Sharon again doesn't get too much to do here, but is at least present which is a change from the last one.

The very end of the comic does feel really weird though, aging Sharon up from 16 to 20 is... an interesting creative choice. I'm a little worried for what it means of the future of the comic, are they going to give her romantic interests and that because she's still mentally just 16. It's a really weird thing that is just kind of glossed over


This review contains spoilers!

The Time Witch is a comic strip adventure for the Doctor and his companion, Sharon. It opens on a planet existing before the Earth was formed and sees Brimo banished to an eternity capsule for her crimes against the planet Nefrin. She eventually ends up in a blank dimension (after millions of years in captivity) and finds that her will can create anything she wishes. To do this, though, she is drawing energy from our universe, something which affects the TARDIS and drags it to the dimension’s gateway. The Doctor and Sharon battle Brimo to prevent her drawing any more energy from our universe, which would ultimately destroy it, and trick her into trapping herself again.I have fond memories of this strip. I have owned the American reprints of many of the DWM comic strips for many years, since my early days of being a fan, and have always enjoyed these stories, particularly the presence of Sharon a fun, if under-developed companion.  Brimo is a fun villain. She’s like a less insane version of Omega. Able to create a world of luxury from nothing. It doesn’t seem she’s aware what effect her dimension is having on the rest of the universe but then why should she. She only turns nasty when she realises the Doctor is also able to conjure things up and is therefore a threat to her monopoly. The fact that the TARDIS is blocking the gateway and therefore the power means that, ultimately, she was always going to be defeated as long as the Doctor could distract her for long enough.

Sharon gets very little to do in this story but it does end with the rather bizarre epilogue where, because the TARDIS was split by the dimension leak, its two sections are four years apart by the end of the story. Recombining it is a simple matter but it means the Doctor and Sharon age 4 years each. For the Doctor this is unnoticeable but for Sharon it means she skips her teenage years. I think Sharon is supposed to be around 16 when she meets the Doctor in The Star Beast, which would mean she is now 20 years old. This is shown in the illustrations by a more defined, ‘cleaner’ face and by giving her much more obvious breasts!

Overall it’s a very slight tale but marvellously eccentric. Brimo has a Guardian of the Gateway but all it seems to want to do is drink tea with the Doctor and Sharon. There is a weird part where Brimo and the Doctor fight for control of the Guardian (Doctor vs Master style in the King’s Demons) and manage to split him into two parts –one wanting to kill, the other wanting to drink tea. There is a cliffhanger ending where Brimo conjures up a menagerie of monsters which the Doctor defeats by imagining a pit which they all fall into. It does reflect rather well the tone of Season 17 which was the most recent TV series.

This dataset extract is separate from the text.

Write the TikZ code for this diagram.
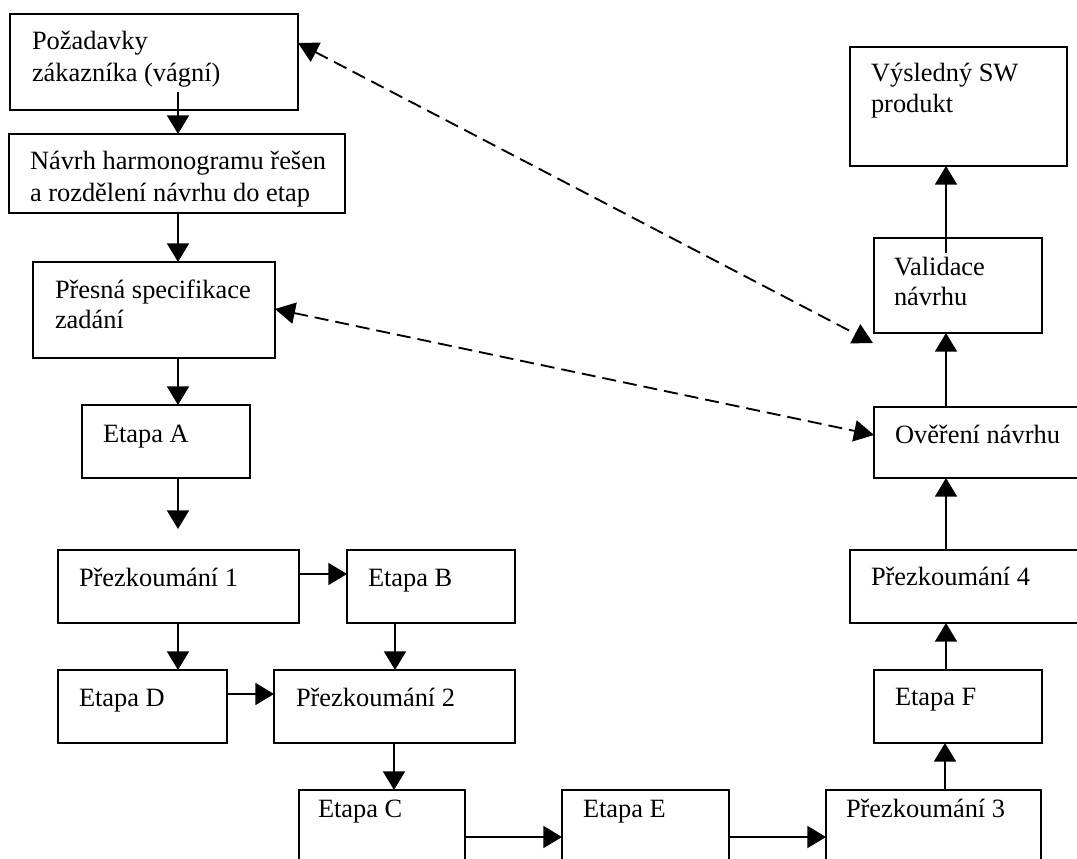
\documentclass[tikz,border=0pt]{standalone}
\usepackage{fontspec}
\setmainfont{Liberation Serif}
\usetikzlibrary{arrows.meta}
\newcommand\bx[5]{\node[box, minimum width={(#4-#2)*0.75pt}, minimum height={(#5-#3)*0.75pt}] (#1) at ({(#2+#4)/2},{(#3+#5)/2}) {};}
\begin{document}
\begin{tikzpicture}[x=0.75pt,y=-0.75pt,
  box/.style={draw, line width=1.4pt, inner sep=0pt, outer sep=0pt, rectangle},
  txt/.style={anchor=base west, inner sep=0pt, outer sep=0pt, font=\fontsize{19.8pt}{24pt}\selectfont},
  arr/.style={line width=1.4pt, -{Triangle[length=14pt,width=16.5pt]}},
  darr/.style={line width=1.4pt, dash pattern=on 10.5pt off 5.25pt, {Triangle[length=15pt,width=16pt]}-{Triangle[length=15pt,width=16pt]}}]
\fill[white] (0,0) rectangle (1077,859);
\useasboundingbox (0,0) rectangle (1077,859);
% boxes
\bx{req}{10}{14}{298}{110}
\bx{harm}{9}{134}{345}{213}
\bx{spec}{33}{262}{275}{358}
\bx{etA}{82}{405}{250}{478}
\bx{pz1}{58}{550}{299}{623}
\bx{etB}{347}{550}{515}{623}
\bx{etD}{58}{670}{227}{743}
\bx{pz2}{274}{670}{515}{743}
\bx{etC}{299}{790}{465}{900}
\bx{etE}{562}{790}{729}{900}
\bx{pz3}{826}{790}{1041}{900}
\bx{etF}{874}{670}{1042}{743}
\bx{pz4}{850}{550}{1110}{623}
\bx{over}{874}{407}{1110}{478}
\bx{val}{874}{238}{1042}{333}
\bx{vys}{850}{47}{1067}{166}
% texts
\node[txt] (treq1) at (32,50) {Požadavky};
\node[txt] (treq2) at (32,82) {zákazníka (vágní)};
\begin{scope}
\clip (9,134) rectangle (326,213);
\node[txt] (tharm1) at (30,170) {Návrh harmonogramu řešen};
\end{scope}
\node[txt] (tharm2) at (30,202) {a rozdělení návrhu do etap};
\node[txt] (tspec1) at (55,298) {Přesná specifikace};
\node[txt] (tspec2) at (55,328) {zadání};
\node[txt] (tetA) at (103,442) {Etapa A};
\node[txt] (tpz1) at (79,586) {Přezkoumání 1};
\node[txt] (tetB) at (368,586) {Etapa B};
\node[txt] (tetD) at (79,706) {Etapa D};
\node[txt] (tpz2) at (296,706) {Přezkoumání 2};
\node[txt] (tetC) at (318,817) {Etapa C};
\node[txt] (tetE) at (583,817) {Etapa E};
\node[txt] (tpz3) at (846,817) {Přezkoumání 3};
\node[txt] (tetF) at (895,705) {Etapa F};
\node[txt] (tpz4) at (871,585) {Přezkoumání 4};
\node[txt] (tover) at (895,443) {Ověření návrhu};
\node[txt] (tval1) at (894,275) {Validace};
\node[txt] (tval2) at (894,305) {návrhu};
\node[txt] (tvys1) at (871,82) {Výsledný SW};
\node[txt] (tvys2) at (871,113) {produkt};
% solid connectors
\coordinate (s1) at (178,92);
\draw[arr] (s1) -- (s1 |- harm.north);
\draw[arr] (178,0 |- harm.south) -- (178,0 |- spec.north);
\draw[arr] (178,0 |- spec.south) -- (178,0 |- etA.north);
\coordinate (freeA) at (178,529);
\draw[arr] (178,0 |- etA.south) -- (freeA);
\draw[arr] (pz1.east |- 0,574) -- (etB.west |- 0,574);
\draw[arr] (178,0 |- pz1.south) -- (178,0 |- etD.north);
\draw[arr] (395,0 |- etB.south) -- (395,0 |- pz2.north);
\draw[arr] (etD.east |- 0,694) -- (pz2.west |- 0,694);
\draw[arr] (394,0 |- pz2.south) -- (394,0 |- etC.north);
\draw[arr] (etC.east |- 0,837) -- (etE.west |- 0,837);
\draw[arr] (etE.east |- 0,837) -- (pz3.west |- 0,837);
\draw[arr] (945,0 |- pz3.north) -- (945,0 |- etF.south);
\draw[arr] (946,0 |- etF.north) -- (946,0 |- pz4.south);
\draw[arr] (946,0 |- pz4.north) -- (946,0 |- over.south);
\draw[arr] (946,0 |- over.north) -- (946,0 |- val.south);
\coordinate (s2) at (946,253);
\draw[arr] (s2) -- (s2 |- vys.south);
% dashed connectors
\coordinate (dfree) at (873,343);
\draw[darr] (req.east |- 0,43) -- (dfree);
\draw[darr] (spec.east |- 0,309) -- (over.west |- 0,435);
\end{tikzpicture}
\end{document}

The fact this initial scenes of this strip are stated as happening long before Earth was formed is quite interesting. The extrapolation is that there was quite an empire (the characters are not all the same species) that Nefrin is part of and it is millions of years before it all disappears and Brimo is left alone in space.

This dating doesn’t really tie in with much else from Doctor Who although recent audio, A Death in the Family establishes another planet with a fully developed civilisation at least 7,000,000,000 BC and there is also the scientific civilisation of Daemos, so it seems there were plenty of well developed planets and peoples long before Earth was even a glimmer in the universe’s eye.

A fun strip and certainly one which I have always considered fondly throughout the many years of my fandom and wasn’t disappointed in when revisiting for this marathon.